Viel mehr Bräuche gibt es im Bezug auf die zweite Erklärung, den „Ehrentag der Rabbi Schimon bar Jochai“. Da es viel Licht der Tora bei seinem Ableben leuchtete, gibt es in Israel den sehr verbreiteten Brauch, große Lagerfeuer zu zünden. Dabei werden die größten Feuerstellen am Berg Meron in Galil gezündet, dort, wo die Grabstätte von Raschbi ist. Diese Feuerstellen sind so groß, dass sie von Weitem zu sehen sind. Auch in anderen Orten werden Feuer gezündet, dabei haben Kinder große Freude daran, schon mehrere Tage davor Zündholz zu sammeln.
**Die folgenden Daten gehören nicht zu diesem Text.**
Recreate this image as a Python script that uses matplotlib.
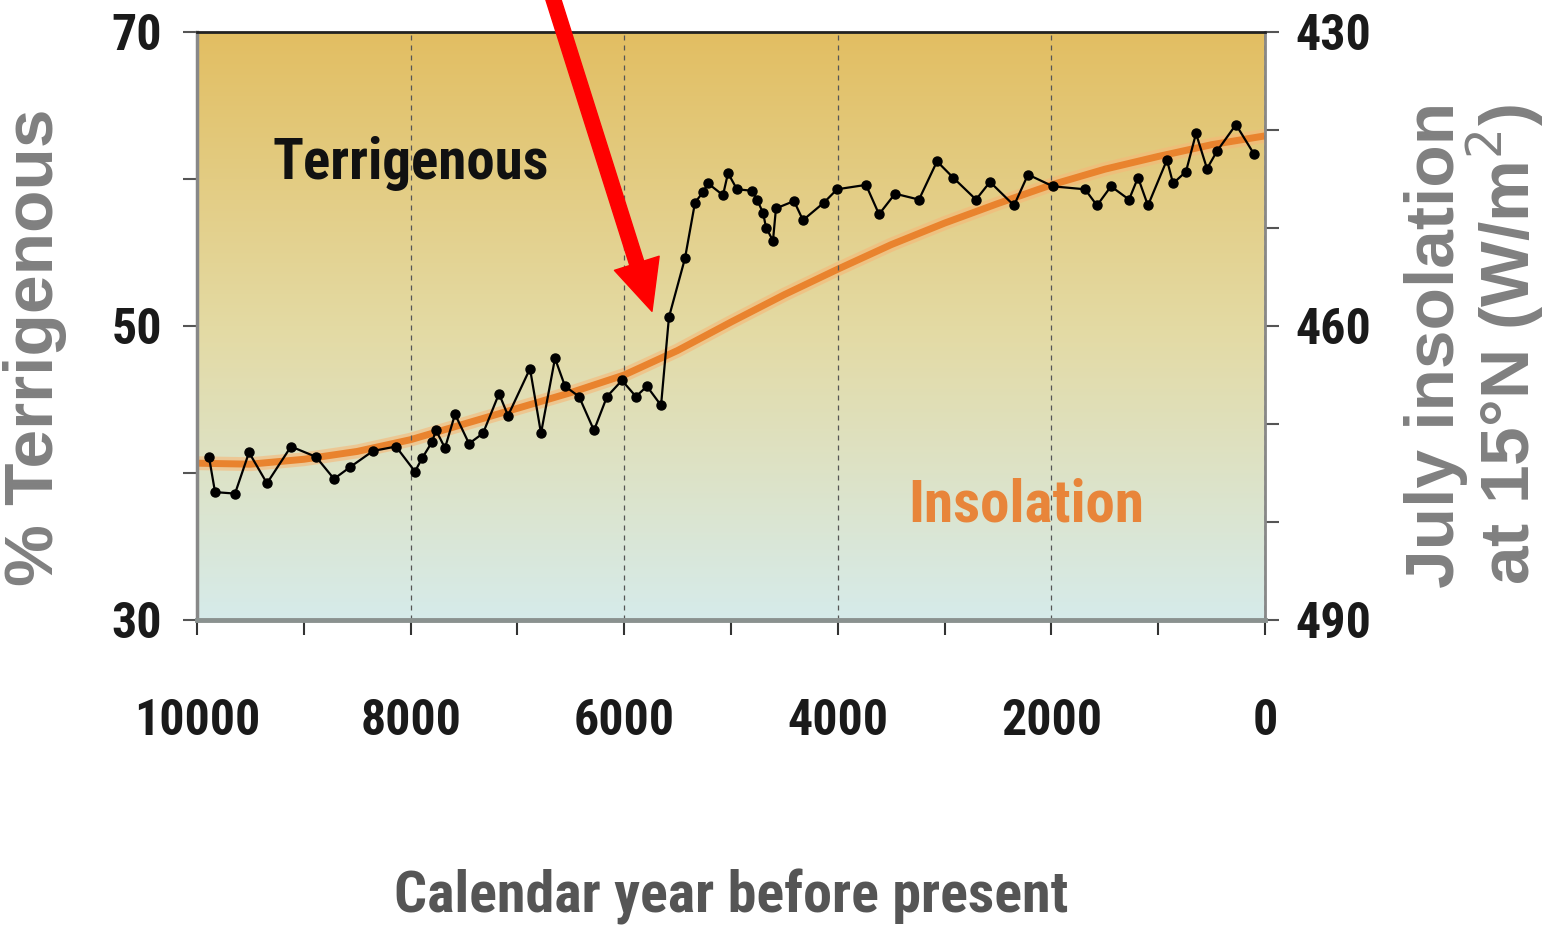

Außerdem werden an diesem Tag viele Kerzen (vor allem in den Synagogen in Israel) zu Ehren von Raschbi gezündet, damit es so hell wie möglich wird. Viele singen an diesem Tag spezielle Pijutim (Loblieder), die dem großen Rabbi gewidmet sind.

Ein weiterer verbreiteter Brauch, auch außerhalb des Landes Israel, ist das Bogenschießen. Es gibt mehrere Erklärungen für diesen Brauch. Im Buch „Bnej Issachar“ wird erklärt, dass an einem Lag baOmer im Himmel ein Regenbogen in einer besonderen Farbe erscheint und die Erlösung verkündet. Auf Hebräisch heißen Regenbogen und Schießbogen gleich - Keschet. Deshalb spielen besonders Kinder am Lag baOmer gern mit dem Bogen.

Ein sehr alter Brauch ist auch den 3-jährigen Jungs am Lag baOmer die Haare zum ersten Mal zu schneiden. Diese Zeremonie heißt in Israel „Halake“ („Opschernisch“ auf Jiddisch). Viele Väter bringen ihre kleine Jungs extra nach Meron, um dort diese, für die Erziehung des Kindes wichtige, Zeremonie zu feiern.

Und sogar nicht religiöse bzw. traditionelle Juden in Israel haben dieses Fest lieb: es ist schon zum Brauch geworden, dass an diesem Tag in Israel überall gegrillt wird. Und gerade das zeigt einmal mehr, dass das Licht des Lab baOmers so stark ist, dass jeder dieses Licht spürt und seine Freude daran hat.

Unsere Aufgabe ist es, dieses Licht zu nutzen und uns und unsere Kinder für die jüdische Tradition zu begeistern. Deshalb hat der 7. Ljubawitscher Rebbe Rabbi Menachem Mendel Schneersohn einen neuen Brauch eingeführt: es werden Kinderparaden veranstaltet, wo die jüdischen Kinder Freude und Stolz für unsere Tradition erleben können. Und das ist auch, wofür der 33. Tag des Omer-Zählens – Lag baOmer heutzutage steht: Freude, Licht und auch ein wenig Mystik.